I'm waiting to spend my first Euro on Apple's iTunes !
What for ?
Well I'm waiting for the French legislation to go through, that will stop them from selling in their proprietary format. That will allow me to listen to it with the mp3 software of my choice and on the mp3 player of my choice. I own an iPod and that's it. But I am sick of not being able to play the music with or on what Apple have decided.
I pay, I choose.
I'm also sick of listening to wining idiots on poor quality tech sites that have no other comments than to crack jokes about the French. Weird that, since several other European countries started voicing the fact that they would also like this very large market player to stop taking advantage of its dominant position, they no longer know what to say or who to joke at !
Well there have been some serious articles written but they seem to have a different opinion, could it be the lack of intelligence involved with the other joke happy idiots ? The Apple business model is as always with Apple a closed model that combining factors has brought to the forefront but this may be the way forward for a more open model...

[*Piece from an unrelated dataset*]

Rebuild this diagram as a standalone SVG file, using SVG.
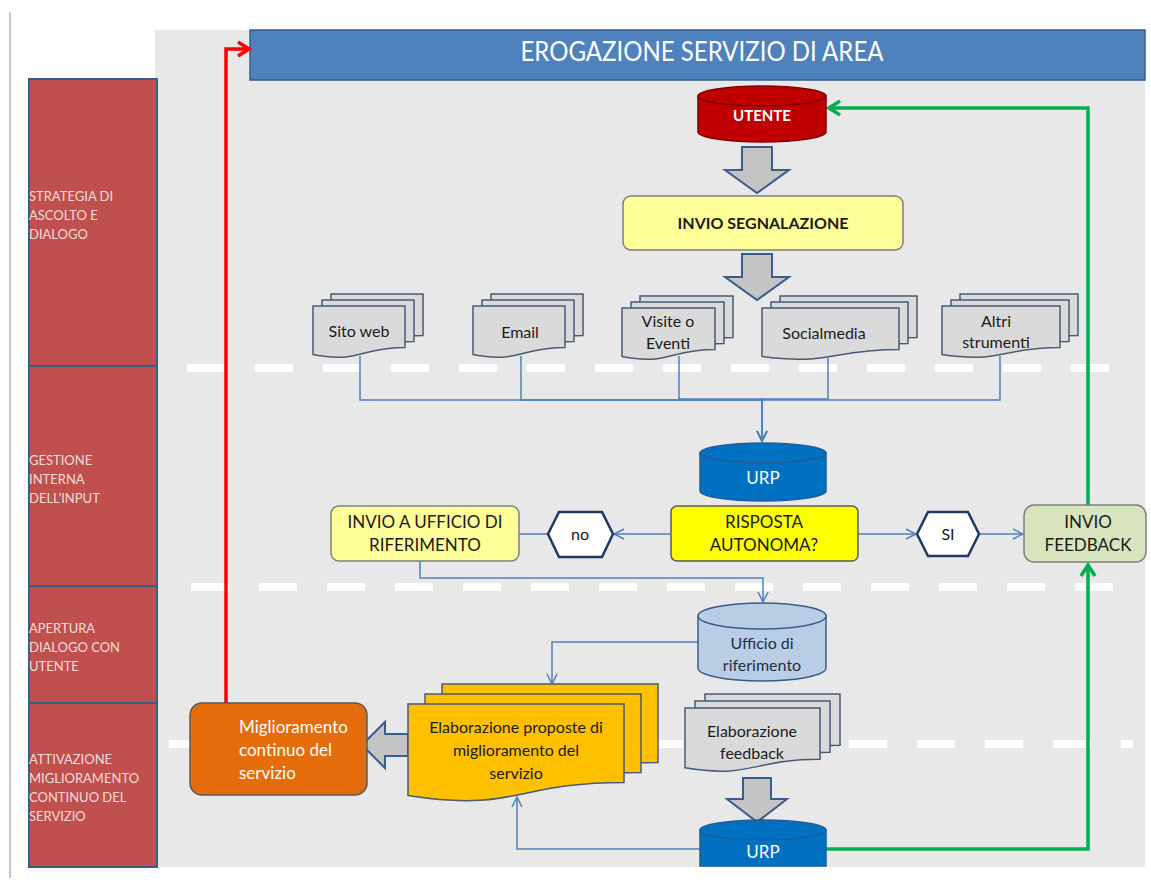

And the first song I'll buy, will be Natalie Walker's No One Else. The whole album may have come out by the time Apple have finally come to their senses !
Hey the proprietary formats are ridiculous anyway.
Update : Interesting article at Fortune magazine :
Gravier says technology companies fail to realize that opening their software could create a boom for online purchases, since millions more people would be able to play downloads, increasingly on their mobile phones. "When records came out, they said it would close concert halls," Gravier notes. "But they are still there."
As well as a very interesting article at the Interntational Herald Tribune :
"Europe has managed to shift the debate into a conflict between citizens and digital controls," said Peter Brown, executive director of the Free Software Foundation, a group that opposes proprietary software. "This is great because the discussion has been limited to technology circles for too long."